Как и в предыдущие годы, поддержку организаторам в проведении конгресса оказало Посольство Республики Польши в Москве.

Виктория Васильева

 

[1]    Более подробно с программой Конгресса 2012 года можно ознакомиться на сайте Санкт-Петербургского отделения Российского института культурологии: http://www.spbric. org/files/Programme_rus.pdf. По итогам конгресса было выпущено электронное издание: Россия и Польша: память империй / империи памяти / Отв. ред. Д.Л. Спивак. СПб.: Эйдос, 2013.

[2]    Подробнее об этом см.: Савельева И.М., Полетаев А.В. Ис­тория и время. В поисках утраченного. М.: Языки русской культуры, 1997.

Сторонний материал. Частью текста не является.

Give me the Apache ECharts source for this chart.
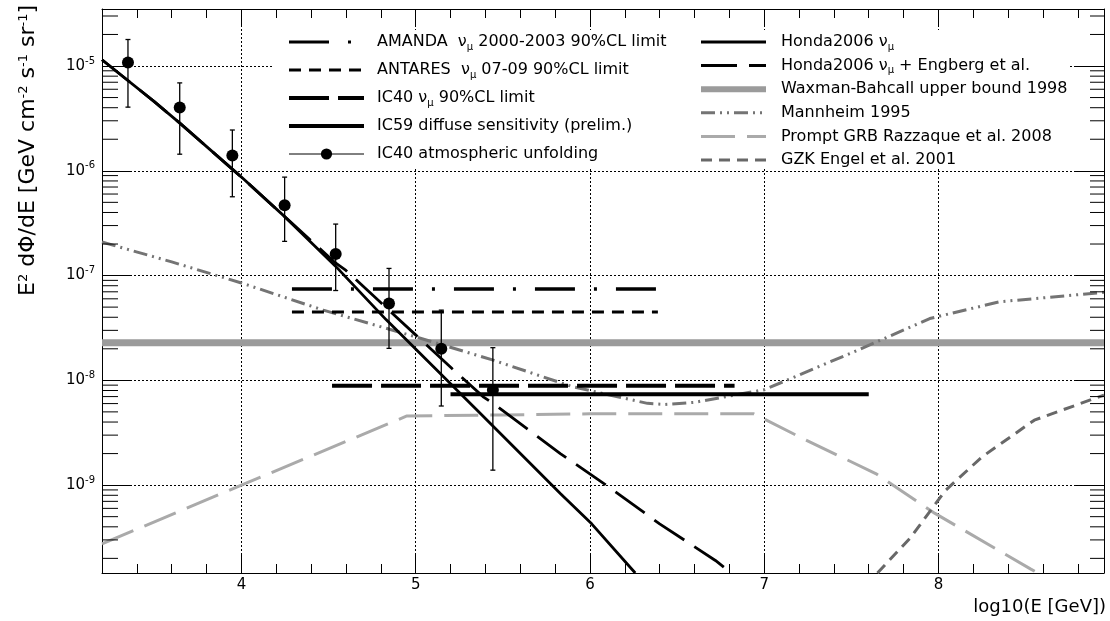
<!DOCTYPE html>
<html><head><meta charset="utf-8">
<script src="https://cdn.jsdelivr.net/npm/echarts@6/dist/echarts.min.js"></script>
<style>html,body{margin:0;padding:0;background:#fff;}#c{width:1110px;height:621px;}</style>
</head><body><div id="c"></div>
<script>
// ---------- axis ranges / ticks ----------
const X_MIN = 3.2, X_MAX = 8.95;
const Y_MIN = 1.45e-10, Y_MAX = 3.5e-5;
const yDecades = [-10, -9, -8, -7, -6, -5, -4];
const yMinorMultipliers = [2, 3, 4, 5, 6, 7, 8, 9];
const X_TITLE = 'log10(E [GeV])';
const Y_TITLE = 'E{s|2} dΦ/dE [GeV cm{s|-2} s{s|-1} sr{s|-1}]';

// ---------- data (x = log10(E/GeV), y = E^2 dPhi/dE) ----------
const hondaX = [3.2, 3.5, 3.65, 4.0, 4.25, 4.54, 4.83, 5.35, 5.83, 6.01, 6.26];
const hondaY = [1.148e-5, 4.57e-6, 2.82e-6, 8.71e-7, 3.63e-7, 1.23e-7, 3.80e-8, 5.25e-9, 8.32e-10, 4.27e-10, 1.45e-10];

const engbergX = [3.2, 3.5, 3.65, 4.0, 4.25, 4.54, 4.60, 5.21, 5.39, 5.47, 5.83, 6.11, 6.40, 6.72, 6.81];
const engbergY = [1.148e-5, 4.57e-6, 2.82e-6, 8.71e-7, 3.63e-7, 1.32e-7, 1.12e-7, 1.29e-8, 6.92e-9, 5.62e-9, 2.0e-9, 9.55e-10, 4.27e-10, 1.91e-10, 1.45e-10];

const amandaX = [4.29, 6.39];   const amandaY = [7.43e-8, 7.43e-8];
const antaresX = [4.29, 6.39];  const antaresY = [4.49e-8, 4.49e-8];
const ic40LimX = [4.52, 6.83];  const ic40LimY = [8.9e-9, 8.9e-9];
const ic59X = [5.2, 7.6];       const ic59Y = [7.35e-9, 7.35e-9];
const wbX = [3.2, 8.95];        const wbY = [2.29e-8, 2.29e-8];

const mannheimX = [3.2, 3.6, 4.0, 4.47, 4.99, 5.45, 5.9, 6.33, 6.43, 6.6, 6.8, 7.0, 7.14, 7.54, 7.95, 8.35, 8.95];
const mannheimY = [2.09e-7, 1.35e-7, 8.5e-8, 4.68e-8, 2.63e-8, 1.55e-8, 8.7e-9, 6.03e-9, 5.89e-9, 6.17e-9, 7.08e-9, 8.13e-9, 1.02e-8, 1.95e-8, 3.89e-8, 5.62e-8, 6.92e-8];

const grbX = [3.2, 4.0, 4.95, 5.5, 6.0, 6.94, 7.24, 7.64, 7.98, 8.53, 8.57];
const grbY = [2.75e-10, 1.0e-9, 4.57e-9, 4.68e-9, 4.79e-9, 4.79e-9, 2.69e-9, 1.29e-9, 5.37e-10, 1.58e-10, 1.45e-10];

const gzkX = [7.65, 7.84, 8.04, 8.25, 8.55, 8.95];
const gzkY = [1.45e-10, 3.16e-10, 8.9e-10, 1.86e-9, 4.17e-9, 7.24e-9];

const unfoldX  = [3.349, 3.646, 3.948, 4.248, 4.541, 4.847, 5.147, 5.443];
const unfoldY  = [1.08e-5, 4.01e-6, 1.40e-6, 4.68e-7, 1.61e-7, 5.41e-8, 2.00e-8, 8.1e-9];
const unfoldLo = [4.05e-6, 1.44e-6, 5.65e-7, 2.12e-7, 7.2e-8, 2.02e-8, 5.69e-9, 1.39e-9];
const unfoldHi = [1.79e-5, 6.9e-6, 2.45e-6, 8.7e-7, 3.10e-7, 1.17e-7, 4.68e-8, 2.05e-8];

// ---------- names ----------
const N_AMANDA = 'AMANDA  νμ 2000-2003 90%CL limit';
const N_ANTARES = 'ANTARES  νμ 07-09 90%CL limit';
const N_IC40L = 'IC40 νμ 90%CL limit';
const N_IC59 = 'IC59 diffuse sensitivity (prelim.)';
const N_UNF = 'IC40 atmospheric unfolding';
const N_HONDA = 'Honda2006 νμ';
const N_ENG = 'Honda2006 νμ + Engberg et al.';
const N_WB = 'Waxman-Bahcall upper bound 1998';
const N_MAN = 'Mannheim 1995';
const N_GRB = 'Prompt GRB Razzaque et al. 2008';
const N_GZK = 'GZK Engel et al. 2001';

const FONT = 'DejaVu Sans';
const zip = (xs, ys) => xs.map((x, i) => [x, ys[i]]);

function lineSeries(name, xs, ys, color, width, type, z) {
  return {
    name, type: 'line', data: zip(xs, ys), symbol: 'none', z: z || 3,
    lineStyle: { color, width, type, cap: 'butt' }, itemStyle: { color },
    emphasis: { disabled: true }, silent: true
  };
}

const minorTickData = [];
yDecades.forEach(d => yMinorMultipliers.forEach(m => {
  const v = m * Math.pow(10, d);
  if (v > Y_MIN && v < Y_MAX) minorTickData.push([X_MIN, v]);
}));

const subFmt = name => name.replace('νμ', 'ν{sub|μ}');
const legendText = (padLeft) => ({
  fontFamily: FONT, fontSize: 16, color: '#000', lineHeight: 20, padding: [0, 0, 0, padLeft],
  rich: { sub: { fontFamily: FONT, fontSize: 10, lineHeight: 8, verticalAlign: 'bottom', color: '#000' } }
});
const noSym = { opacity: 0 };

const chart = echarts.init(document.getElementById('c'), null, { renderer: 'canvas' });
chart.setOption({
  animation: false,
  backgroundColor: '#fff',
  grid: { left: 102, top: 9, width: 1002, height: 564, show: false, outerBoundsMode: 'none', containLabel: false },
  graphic: [
    { type: 'rect', z: 1, shape: { x: 272, y: 30, width: 796, height: 138 }, style: { fill: '#fff' }, silent: true },
    { type: 'text', z: 10, x: 28, y: 5, rotation: Math.PI / 2, silent: true,
      style: { text: Y_TITLE, fill: '#000', font: '22px "DejaVu Sans"', align: 'right', verticalAlign: 'middle',
        rich: { s: { fontFamily: FONT, fontSize: 13, lineHeight: 13, verticalAlign: 'top', fill: '#000' } } } }
  ],
  xAxis: [
    {
      type: 'value', min: X_MIN, max: X_MAX, position: 'bottom',
      name: X_TITLE, nameLocation: 'end', nameGap: 2,
      nameTextStyle: { fontFamily: FONT, fontSize: 18, color: '#000', align: 'right', verticalAlign: 'top', padding: [25, 0, 0, 0] },
      axisLine: { show: true, onZero: false, lineStyle: { color: '#000', width: 1 } },
      axisTick: { show: true, inside: true, length: 18, lineStyle: { color: '#000', width: 1 } },
      minorTick: { show: true, splitNumber: 5, length: 9, lineStyle: { color: '#000', width: 1 } },
      axisLabel: { fontFamily: FONT, fontSize: 15, color: '#000', margin: 5,
        formatter: v => Math.abs(v - Math.round(v)) < 1e-6 ? String(Math.round(v)) : '' },
      splitLine: { show: true, lineStyle: { color: '#000', width: 1, type: [2, 2] } }
    },
    {
      type: 'value', min: X_MIN, max: X_MAX, position: 'top',
      axisLine: { show: true, onZero: false, lineStyle: { color: '#000', width: 1 } },
      axisTick: { show: true, inside: true, length: 18, lineStyle: { color: '#000', width: 1 } },
      minorTick: { show: true, splitNumber: 5, length: 9, lineStyle: { color: '#000', width: 1 } },
      axisLabel: { show: false }, splitLine: { show: false }
    }
  ],
  yAxis: [
    {
      type: 'log', logBase: 10, min: Y_MIN, max: Y_MAX, position: 'left',
      axisLine: { show: true, onZero: false, lineStyle: { color: '#000', width: 1 } },
      axisTick: { show: true, inside: true, length: 29, lineStyle: { color: '#000', width: 1 } },
      minorTick: { show: false },
      axisLabel: {
        fontFamily: FONT, fontSize: 15, color: '#000', margin: 7,
        formatter: v => {
          const e = Math.log10(v);
          if (Math.abs(e - Math.round(e)) > 1e-3) return '';
          return '{b|10}{s|' + Math.round(e) + '}';
        },
        rich: {
          b: { fontFamily: FONT, fontSize: 15, lineHeight: 20, color: '#000' },
          s: { fontFamily: FONT, fontSize: 10, lineHeight: 10, verticalAlign: 'top', color: '#000' }
        }
      },
      splitLine: { show: true, lineStyle: { color: '#000', width: 1, type: [2, 2] } }
    },
    {
      type: 'log', logBase: 10, min: Y_MIN, max: Y_MAX, position: 'right',
      axisLine: { show: true, onZero: false, lineStyle: { color: '#000', width: 1 } },
      axisTick: { show: true, inside: true, length: 29, lineStyle: { color: '#000', width: 1 } },
      axisLabel: { show: false }, splitLine: { show: false }
    }
  ],
  legend: [
    {
      orient: 'vertical', left: 287, top: 32, padding: 0, itemWidth: 75, itemHeight: 14, itemGap: 8,
      selectedMode: false, formatter: subFmt, textStyle: legendText(8),
      data: [
        { name: N_AMANDA, lineStyle: { width: 3 }, itemStyle: noSym },
        { name: N_ANTARES, lineStyle: { width: 3 }, itemStyle: noSym },
        { name: N_IC40L, lineStyle: { width: 4 }, itemStyle: noSym },
        { name: N_IC59, lineStyle: { width: 4 }, itemStyle: noSym },
        { name: N_UNF, lineStyle: { width: 1, opacity: 1, color: '#000' } }
      ]
    },
    {
      orient: 'vertical', left: 698, top: 32, padding: 0, itemWidth: 65, itemHeight: 14, itemGap: 3.6,
      selectedMode: false, formatter: subFmt, textStyle: legendText(10),
      data: [
        { name: N_HONDA, lineStyle: { width: 3 }, itemStyle: noSym },
        { name: N_ENG, lineStyle: { width: 3 }, itemStyle: noSym },
        { name: N_WB, lineStyle: { width: 6 }, itemStyle: noSym },
        { name: N_MAN, lineStyle: { width: 3 }, itemStyle: noSym },
        { name: N_GRB, lineStyle: { width: 3 }, itemStyle: noSym },
        { name: N_GZK, lineStyle: { width: 3 }, itemStyle: noSym }
      ]
    }
  ],
  series: [
    {
      type: 'custom', silent: true, z: 5, data: minorTickData, encode: { x: 0, y: 1 },
      renderItem: (params, api) => {
        const v = api.value(1);
        const pL = api.coord([X_MIN, v]);
        const pR = api.coord([X_MAX, v]);
        return { type: 'group', children: [
          { type: 'line', shape: { x1: pL[0], y1: pL[1], x2: pL[0] + 16, y2: pL[1] }, style: { stroke: '#000', lineWidth: 1 } },
          { type: 'line', shape: { x1: pR[0] - 14, y1: pR[1], x2: pR[0], y2: pR[1] }, style: { stroke: '#000', lineWidth: 1 } }
        ] };
      }
    },
    lineSeries(N_WB, wbX, wbY, '#9b9b9b', 7, 'solid', 2),
    lineSeries(N_GRB, grbX, grbY, '#aaaaaa', 3, [34, 12], 2),
    lineSeries(N_GZK, gzkX, gzkY, '#686868', 3, [11, 7], 2),
    lineSeries(N_MAN, mannheimX, mannheimY, '#747474', 3, [14, 5, 2, 5, 2, 5], 2),
    lineSeries(N_AMANDA, amandaX, amandaY, '#000', 3.5, [40, 19, 3, 19], 3),
    lineSeries(N_ANTARES, antaresX, antaresY, '#000', 3, [12, 8], 3),
    lineSeries(N_IC40L, ic40LimX, ic40LimY, '#000', 4, [40, 9], 3),
    lineSeries(N_IC59, ic59X, ic59Y, '#000', 4, 'solid', 3),
    lineSeries(N_HONDA, hondaX, hondaY, '#000', 2.8, 'solid', 3),
    lineSeries(N_ENG, engbergX, engbergY, '#000', 2.8, [36, 12], 3),
    {
      type: 'custom', silent: true, z: 4,
      data: unfoldX.map((x, i) => [x, unfoldLo[i], unfoldHi[i]]),
      encode: { x: 0, y: [1, 2] },
      renderItem: (params, api) => {
        const x = api.value(0);
        const lo = api.coord([x, api.value(1)]);
        const hi = api.coord([x, api.value(2)]);
        const c = 2.5;
        return { type: 'group', children: [
          { type: 'line', shape: { x1: lo[0], y1: lo[1], x2: hi[0], y2: hi[1] }, style: { stroke: '#000', lineWidth: 1.3 } },
          { type: 'line', shape: { x1: lo[0] - c, y1: lo[1], x2: lo[0] + c, y2: lo[1] }, style: { stroke: '#000', lineWidth: 1.3 } },
          { type: 'line', shape: { x1: hi[0] - c, y1: hi[1], x2: hi[0] + c, y2: hi[1] }, style: { stroke: '#000', lineWidth: 1.3 } }
        ] };
      }
    },
    {
      name: N_UNF, type: 'line', z: 6, data: zip(unfoldX, unfoldY),
      symbol: 'circle', symbolSize: 12, showSymbol: true,
      itemStyle: { color: '#000' }, lineStyle: { color: '#000', width: 1, opacity: 0 },
      emphasis: { disabled: true }, silent: true
    }
  ]
});
</script></body></html>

[3]    Значительную часть публикаций в выпусках 1907—1914 го­дов составили рецензии на книги и отклики на выставки, автором большинства которых был П.Д. Эттингер, в совер­шенстве владевший польским языком эрудит-энциклопе­дист, уроженец Люблина. Польской тематике были также посвящены заметки А.И. Яцимирского, филолога-слависта, автора ряда статей о польской литературе для Энциклопе­дического словаря Брокгауза и Ефрона, историка-геральдиста В.К. Лукомского, искусствоведа А.А. Трубникова. В октябрьском номере 1908 года была опубликована боль­шая статья С.М. Горяинова «Художественные впечатления короля Станислава-Августа о своем пребывании в Санкт-Петербурге в 1797 году».

[4]    Катагощина М. Памятники Великой войны / Военная быль. 1993. № 3. С. 14.

[5]    См., например: Blobaum R. Feliks Dzierżyński and the SDKPiL: A Study in the Origins of Polish Communism. Boul­der; New York: Columbia University Press, 1984.

[6]    Лотман Ю.М. Внутри мыслящих миров. Часть третья // Он же. Семиосфера. СПб.: Искусство, 2000. С. 388.

[7]    Только что победившая советская власть не то чтобы вос­принимала эту идею с буквальной серьезностью, но отно­силась к ней вполне терпимо. Например, второе лицо боль­шевистской иерархии, Лев Троцкий, в 1922 году особым письмом в советские инстанции предлагал рабочим ис­пользовать на митингах и демонстрациях плакаты с лозун­гами на основных европейских языках. Это предложение было воплощено в жизнь на московских демонстрациях в честь IV Конгресса Коммунистического интернационала.

Съемки лозунгов, выполненных по-немецки и по-англий­ски, сохранились в российской национальной фильмотеке.